ALBUQUERQUE (KRQE) - An Albuquerque landlord is in hot water Wednesday after trying to rent out apartments that are dangerous to live in.
It seemed he was getting away with it, too until one tenant refused to give up until he got his money back.
Melvin Mejia said the ad made the apartment look like the perfect fit for his family.
"We went inside, looked at them, we liked them: Three bedrooms, big kitchen, big living room, right by our kids' school. It was perfect," he said.
The landlord, Doug Easton, showed them a nearby empty apartment, saying the one up for rent was occupied – but would be ready by the first of the month.
"I handed him $400. He made an application. He got my social security number, my wife's social security number, got all of our information," he said.
It was all set. But he says the landlord wouldn't answer their calls.
"On the first, we came to see if these people were moving out. We came to the apartment, talked to the people - and that's when we saw the red tag," he said.
The property had been deemed unsafe by the city.
Mejia says it wasn't until APD officer Jerome Armijo stepped in that they got their money back. Armijo contacted Easton and persuaded Easton to hand back the money.
On Wednesday, Armijo, the Safe City Strike Force and other city officials met with Easton. Lapel camera video captured the meeting.
"I explained to him they needed their deposit, they need to settle up or things would be taken care of," Armijo said in the meeting.
In the meeting, Easton offered no real explanation for why the red-tagged property was not only occupied, but still being listed for rent.

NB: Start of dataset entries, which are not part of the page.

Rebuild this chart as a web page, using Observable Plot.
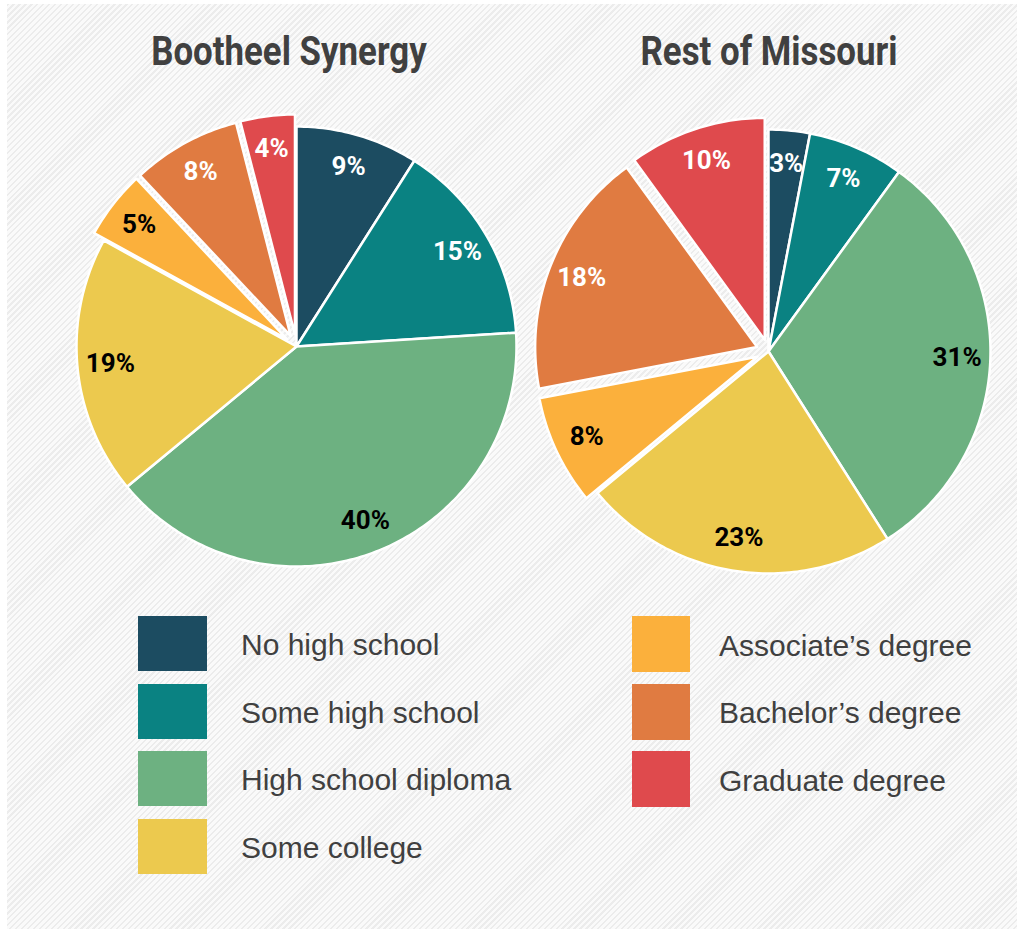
<!DOCTYPE html>
<html><head><meta charset="utf-8">
<script src="https://cdn.jsdelivr.net/npm/d3@7"></script>
<script src="https://cdn.jsdelivr.net/npm/@observablehq/plot@0.6"></script>
<style>
body{margin:0;background:#fff;}
#wrap{position:relative;width:1017px;height:929px;overflow:hidden;}
#bg{position:absolute;left:7px;top:4px;right:0;bottom:0;background:repeating-linear-gradient(135deg,#ececec 0 1.6px,#fafafa 1.6px 4.2px);}
.title{position:absolute;width:400px;text-align:center;font-family:Roboto,sans-serif;font-weight:bold;font-size:41px;line-height:40px;color:#404040;transform:scaleX(0.85);transform-origin:center;}
.pie{position:absolute;top:0;}
.sw{position:absolute;}
.lt{position:absolute;font-family:"Liberation Sans",Arial,sans-serif;font-size:30px;color:#404040;white-space:nowrap;display:flex;align-items:center;padding-top:3px;box-sizing:border-box;}
</style></head><body>
<div id="wrap"><div id="bg"></div></div>
<script>
const categories = ["No high school","Some high school","High school diploma","Some college","Associate’s degree","Bachelor’s degree","Graduate degree"];
const colors = ["#1c4c61","#0a8282","#6db181","#ecc94e","#fbb03c","#e07b41","#df4a4d"];
const regions = ["Bootheel Synergy","Rest of Missouri"];
const bootheelValues = [9,15,40,19,5,8,4];
const missouriValues = [3,7,31,23,8,18,10];
const explodedCategories = ["Associate’s degree","Bachelor’s degree","Graduate degree"];
const blackLabelCategories = ["High school diploma","Some college","Associate’s degree"];

const EXPLODE = 0.055;   // pull-out distance, in radius units
const LABEL_R = 0.85;    // label distance, in radius units
const labelFont = 'Roboto,sans-serif';

function slices(values) {
  const total = d3.sum(values);
  let acc = 0;
  return values.map((v, i) => {
    const a0 = acc / total * 2 * Math.PI; acc += v;
    const a1 = acc / total * 2 * Math.PI;
    const mid = (a0 + a1) / 2;
    const off = explodedCategories.includes(categories[i]) ? EXPLODE : 0;
    return {category: categories[i], value: v, a0, a1, mid,
      ox: off * Math.sin(mid), oy: off * Math.cos(mid),
      lx: off * Math.sin(mid) + LABEL_R * Math.sin(mid),
      ly: off * Math.cos(mid) + LABEL_R * Math.cos(mid)};
  });
}

function piePlot(values, {width, height, cx, cy, r}) {
  const s = slices(values);
  const pts = s.flatMap(d => {
    const n = Math.max(2, Math.ceil((d.a1 - d.a0) / (Math.PI / 180)));
    const arr = [{category: d.category, x: d.ox, y: d.oy}];
    for (let k = 0; k <= n; k++) {
      const a = d.a0 + (d.a1 - d.a0) * k / n;
      arr.push({category: d.category, x: d.ox + Math.sin(a), y: d.oy + Math.cos(a)});
    }
    return arr;
  });
  const textOpts = (fill) => ({x: "lx", y: "ly", text: d => d.value + "%", fill,
    fontSize: 26, fontWeight: "bold", fontFamily: labelFont});
  return Plot.plot({
    width, height, margin: 0,
    x: {domain: [-cx / r, (width - cx) / r], axis: null},
    y: {domain: [-(height - cy) / r, cy / r], axis: null},
    color: {domain: categories, range: colors},
    style: {background: "transparent", overflow: "visible"},
    marks: [
      Plot.line(pts, {x: "x", y: "y", z: "category", fill: "category", stroke: "white", strokeWidth: 2.5, curve: "linear-closed"}),
      Plot.text(s.filter(d => !blackLabelCategories.includes(d.category)), textOpts("white")),
      Plot.text(s.filter(d => blackLabelCategories.includes(d.category)), textOpts("black"))
    ]
  });
}

const wrap = document.getElementById("wrap");
const layouts = [
  {left: 0, width: 530, height: 600, cx: 296, cy: 346, r: 220, titleLeft: 89},
  {left: 530, width: 487, height: 600, cx: 238, cy: 351, r: 222, titleLeft: 569}
];
[bootheelValues, missouriValues].forEach((vals, i) => {
  const L = layouts[i];
  const t = document.createElement("div");
  t.className = "title"; t.textContent = regions[i];
  t.style.left = L.titleLeft + "px"; t.style.top = "31px";
  wrap.appendChild(t);
  const p = piePlot(vals, L);
  p.classList.add("pie");
  p.style.left = L.left + "px";
  wrap.appendChild(p);
});

// legend
const legendCols = [
  {sx: 138, sw: 69, sh: 55, tx: 241, top: 616},
  {sx: 632, sw: 58, sh: 56, tx: 719, top: 616}
];
categories.forEach((c, i) => {
  const col = i < 4 ? legendCols[0] : legendCols[1];
  const row = i < 4 ? i : i - 4;
  const top = col.top + row * 67.5;
  const sw = document.createElement("div");
  sw.className = "sw";
  Object.assign(sw.style, {left: col.sx + "px", top: top + "px", width: col.sw + "px", height: col.sh + "px", background: colors[i]});
  wrap.appendChild(sw);
  const lt = document.createElement("div");
  lt.className = "lt"; lt.textContent = c;
  Object.assign(lt.style, {left: col.tx + "px", top: top + "px", height: col.sh + "px"});
  wrap.appendChild(lt);
});
</script>
</body></html>
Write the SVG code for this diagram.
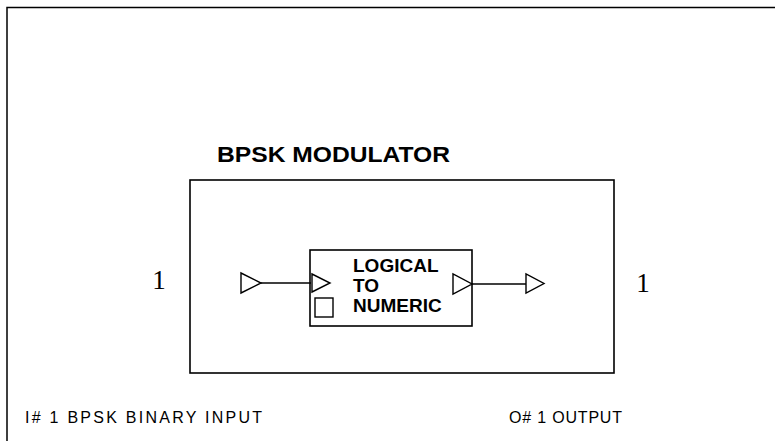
<svg xmlns="http://www.w3.org/2000/svg" width="778" height="441" viewBox="0 0 778 441">
<style>
  .frame{fill:none;stroke:#000;stroke-width:1.5}
  .box{fill:#fff;stroke:#000;stroke-width:1.6}
  .port{fill:#fff;stroke:#000;stroke-width:1.4;stroke-linejoin:miter}
  .wire{stroke:#000;stroke-width:1.3;fill:none}
  .title{font-family:"Liberation Sans",Arial,sans-serif;font-weight:bold;font-size:22px;fill:#000}
  .blk{font-family:"Liberation Sans",Arial,sans-serif;font-weight:bold;font-size:19px;fill:#000}
  .num{font-family:"Liberation Serif","Times New Roman",serif;font-size:27px;fill:#000}
  .note{font-family:"Liberation Sans",Arial,sans-serif;font-size:16px;fill:#000}
</style>
<rect width="778" height="441" fill="#fff"/>
<g id="page-frame">
  <polyline class="frame" points="7,441 7,7.5 775,7.5"/>
</g>
<g id="bpsk-modulator">
  <text class="title" x="217" y="162" textLength="233" lengthAdjust="spacingAndGlyphs">BPSK MODULATOR</text>
  <rect class="box" x="190" y="180" width="424" height="193"/>
  <polygon id="in-port" class="port" points="241,273 241,293 261,283"/>
  <polygon id="out-port" class="port" points="526,274 526,293 544,283.5"/>
  <text class="num" x="159" y="289" text-anchor="middle">1</text>
  <text class="num" x="643" y="292" text-anchor="middle">1</text>
</g>
<g id="logical-to-numeric">
  <rect class="box" x="310" y="250" width="162" height="76"/>
  <polygon class="port" points="312,274 312,292 330,283"/>
  <polygon class="port" points="453,274 453,294 472,284"/>
  <rect class="port" x="315" y="298" width="18" height="19"/>
  <text class="blk" x="353" y="272">LOGICAL</text>
  <text class="blk" x="353" y="292">TO</text>
  <text class="blk" x="353" y="312">NUMERIC</text>
</g>
<g id="connectors">
  <line class="wire" x1="261" y1="283" x2="311" y2="283"/>
  <line class="wire" x1="472" y1="284" x2="526" y2="284"/>
</g>
<g id="labels">
  <text class="note" x="25" y="423" textLength="237" lengthAdjust="spacing">I# 1 BPSK BINARY INPUT</text>
  <text class="note" x="509" y="423" textLength="113" lengthAdjust="spacing">O# 1 OUTPUT</text>
</g>
</svg>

"That's the only building I have left that's my retirement, blah blah blah," he said. "I've got to do everything I can but in working with you at Elm [one of Easton's other properties] I know exactly what needs to be done before anything happens."
Safe City Strike Force Director Joe Martinez says they've dealt with Easton before and on Wednesday sent him a clear warning.
"I actually feel that he's defrauding these people," Martinez said. "He has a clear understanding from us today that that property is not to be re-rented, re-advertised until such time that it passes a full inspection by the city of Albuquerque. "
Mejia now has his money back, thanks to the officer stepping in but says he knows other potential renters might not be so lucky.
"They do background checks on us, so I think we should start doing background checks on the owners," he said.
On Tuesday, a judge told the current occupants of the red-tagged units to get out within a week.
The city says will also be inspecting some of his other rental units to make sure they're up to standard.